**Request**
Reproduce the listing below in full and without alteration, apart from its pictures.

START Supplied information

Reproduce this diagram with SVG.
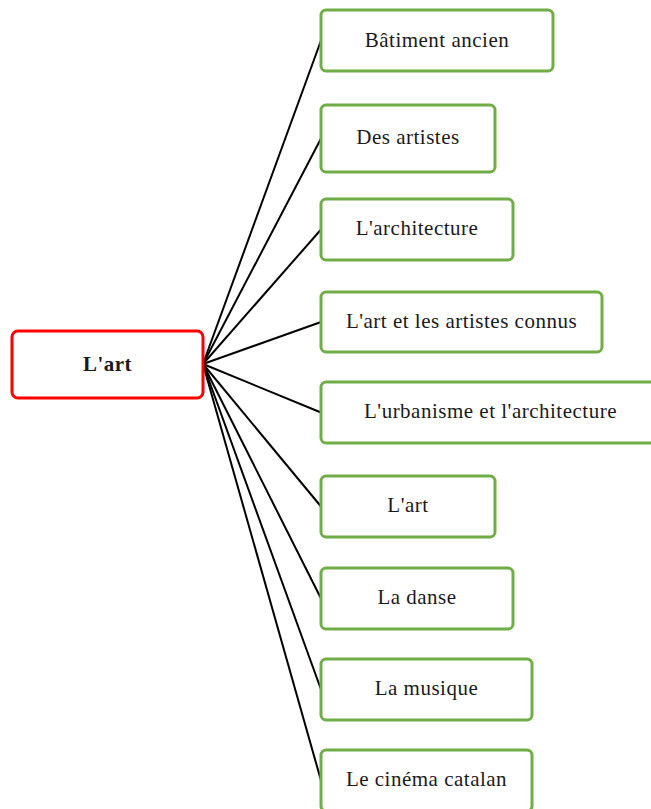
<svg xmlns="http://www.w3.org/2000/svg" width="651" height="809" viewBox="0 0 651 809">
<style>
.leaf rect{fill:#fff;stroke:#70AD47;stroke-width:3}
.root rect{fill:#fff;stroke:#FF0000;stroke-width:3}
text{font-family:"Liberation Serif","Times New Roman",serif;font-size:21px;letter-spacing:0.5px;fill:#1a1a1a;text-anchor:middle}
.root text{font-weight:bold}
#connectors line{stroke:#000;stroke-width:2}
</style>
<rect width="651" height="809" fill="#fff"/>
<g id="connectors">
<line x1="203" y1="364" x2="321" y2="40.5"/>
<line x1="203" y1="364" x2="321" y2="138.5"/>
<line x1="203" y1="364" x2="321" y2="229.5"/>
<line x1="203" y1="364" x2="321" y2="322"/>
<line x1="203" y1="364" x2="321" y2="412.5"/>
<line x1="203" y1="364" x2="321" y2="506.5"/>
<line x1="203" y1="364" x2="321" y2="598.5"/>
<line x1="203" y1="364" x2="321" y2="689.5"/>
<line x1="203" y1="364" x2="321" y2="780.5"/>
</g>
<g id="root" class="root">
<rect x="12" y="331" width="191" height="67" rx="6"/>
<text x="107.5" y="371">L'art</text>
</g>
<g id="n1" class="leaf"><rect x="321" y="10" width="232" height="61" rx="5"/><text x="437" y="47">Bâtiment ancien</text></g>
<g id="n2" class="leaf"><rect x="321" y="105" width="174" height="67" rx="5"/><text x="408" y="144">Des artistes</text></g>
<g id="n3" class="leaf"><rect x="321" y="199" width="192" height="61" rx="5"/><text x="417" y="235">L'architecture</text></g>
<g id="n4" class="leaf"><rect x="321" y="292" width="281" height="60" rx="5"/><text x="461.5" y="328">L'art et les artistes connus</text></g>
<g id="n5" class="leaf"><rect x="321" y="382" width="340" height="61" rx="5"/><text x="490.5" y="418">L'urbanisme et l'architecture</text></g>
<g id="n6" class="leaf"><rect x="321" y="476" width="174" height="61" rx="5"/><text x="408" y="512">L'art</text></g>
<g id="n7" class="leaf"><rect x="321" y="568" width="192" height="61" rx="5"/><text x="417" y="604">La danse</text></g>
<g id="n8" class="leaf"><rect x="321" y="659" width="211" height="61" rx="5"/><text x="426.5" y="695">La musique</text></g>
<g id="n9" class="leaf"><rect x="321" y="750" width="211" height="61" rx="5"/><text x="426.5" y="786">Le cinéma catalan</text></g>
</svg>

END Supplied information

**Response for this exercise**
Reproduce this diagram with SVG.
<svg xmlns="http://www.w3.org/2000/svg" width="651" height="809" viewBox="0 0 651 809">
<style>
.leaf rect{fill:#fff;stroke:#70AD47;stroke-width:3}
.root rect{fill:#fff;stroke:#FF0000;stroke-width:3}
text{font-family:"Liberation Serif","Times New Roman",serif;font-size:21px;letter-spacing:0.5px;fill:#1a1a1a;text-anchor:middle}
.root text{font-weight:bold}
#connectors line{stroke:#000;stroke-width:2}
</style>
<rect width="651" height="809" fill="#fff"/>
<g id="connectors">
<line x1="203" y1="364" x2="321" y2="40.5"/>
<line x1="203" y1="364" x2="321" y2="138.5"/>
<line x1="203" y1="364" x2="321" y2="229.5"/>
<line x1="203" y1="364" x2="321" y2="322"/>
<line x1="203" y1="364" x2="321" y2="412.5"/>
<line x1="203" y1="364" x2="321" y2="506.5"/>
<line x1="203" y1="364" x2="321" y2="598.5"/>
<line x1="203" y1="364" x2="321" y2="689.5"/>
<line x1="203" y1="364" x2="321" y2="780.5"/>
</g>
<g id="root" class="root">
<rect x="12" y="331" width="191" height="67" rx="6"/>
<text x="107.5" y="371">L'art</text>
</g>
<g id="n1" class="leaf"><rect x="321" y="10" width="232" height="61" rx="5"/><text x="437" y="47">Bâtiment ancien</text></g>
<g id="n2" class="leaf"><rect x="321" y="105" width="174" height="67" rx="5"/><text x="408" y="144">Des artistes</text></g>
<g id="n3" class="leaf"><rect x="321" y="199" width="192" height="61" rx="5"/><text x="417" y="235">L'architecture</text></g>
<g id="n4" class="leaf"><rect x="321" y="292" width="281" height="60" rx="5"/><text x="461.5" y="328">L'art et les artistes connus</text></g>
<g id="n5" class="leaf"><rect x="321" y="382" width="340" height="61" rx="5"/><text x="490.5" y="418">L'urbanisme et l'architecture</text></g>
<g id="n6" class="leaf"><rect x="321" y="476" width="174" height="61" rx="5"/><text x="408" y="512">L'art</text></g>
<g id="n7" class="leaf"><rect x="321" y="568" width="192" height="61" rx="5"/><text x="417" y="604">La danse</text></g>
<g id="n8" class="leaf"><rect x="321" y="659" width="211" height="61" rx="5"/><text x="426.5" y="695">La musique</text></g>
<g id="n9" class="leaf"><rect x="321" y="750" width="211" height="61" rx="5"/><text x="426.5" y="786">Le cinéma catalan</text></g>
</svg>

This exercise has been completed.